Yesterday, I had my first public hearing of the session, fittingly on a First Amendment issue. And, because the bill creates a new crime, I found myself in front of the Criminal Justice committee - which may turn out to be my home away from home for the next few months. The bill, LD 43, was modeled after the federal Stolen Valor Act of 2013 and would create a new class E crime for false claims of military service.
An earlier version of the federal law was struck down by the Supreme Court in 2012 in the case of United States v. Alvarez, 132 S.Ct. 2537 (2012). Alvarez involved the constitutionality of the Stolen Valor Act of 2005, which made it a crime to lie about having received a military honor. The defendant in the case had claimed at a public meeting to have won the Congressional Medal of Honor (he had also claimed to have played hockey for the Detroit Red Wings, to have worked as a police officer, to have been secretly married to a Mexican movie star, and to have rescued the Iranian Ambassador during the 1979 hostage crisis). None of these things were true, and Alvarez was prosecuted for violating the Stolen Valor Act.

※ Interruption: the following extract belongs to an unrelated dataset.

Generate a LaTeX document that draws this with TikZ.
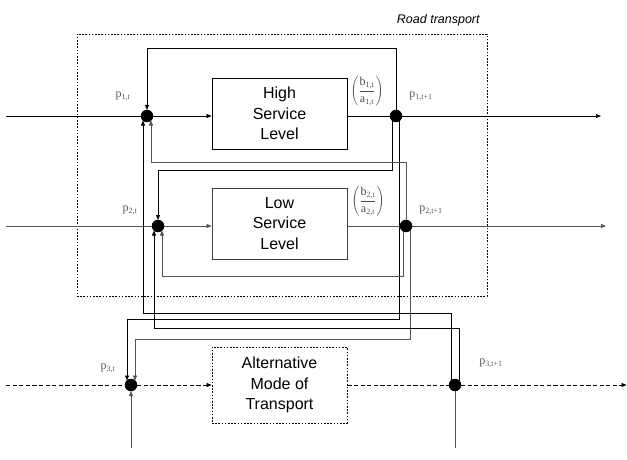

More than 60 years ago, Justice Jackson explained why the authority, and the obligation, to determine the truth of a statement rests with the public and not the government: “The very purpose of the First Amendment is to foreclose public authority from assuming a guardianship of the public mind through regulating the press, speech, and religion. In this field every person must be his own watchman for truth, because the forefathers did not trust any government to separate the true from the false for us.” Thomas v. Collins, 323 U.S. 516, 545 (1945) (Jackson, J., concurring). For nearly a century, efforts to punish speakers for the supposed falsehood of their speech have been beaten back by courts in every jurisdiction, including the U.S. Supreme Court and the Maine Supreme Judicial Court.
It is unfortunate when business leaders, politicians, and anyone else attempts to deliberately mislead the public, but it is a much greater threat to our democracy to have the government presume to decide for the public what is truth and what is falsehood. Responsibility for seeking out the truth belongs with the people, with journalists, with scholars, and with scientists.
We also cautioned the committee against criminalizing new behavior to solve society’s problems. LD 43 would create a new class E crime, which carries a penalty of up to six months behind bars. Deprivation of an individual’s physical freedom is one of the most severe interferences with liberty the state can impose, and as such should only be used as a last resort. Criminal penalties are harsh, frequently counter-productive, and costly.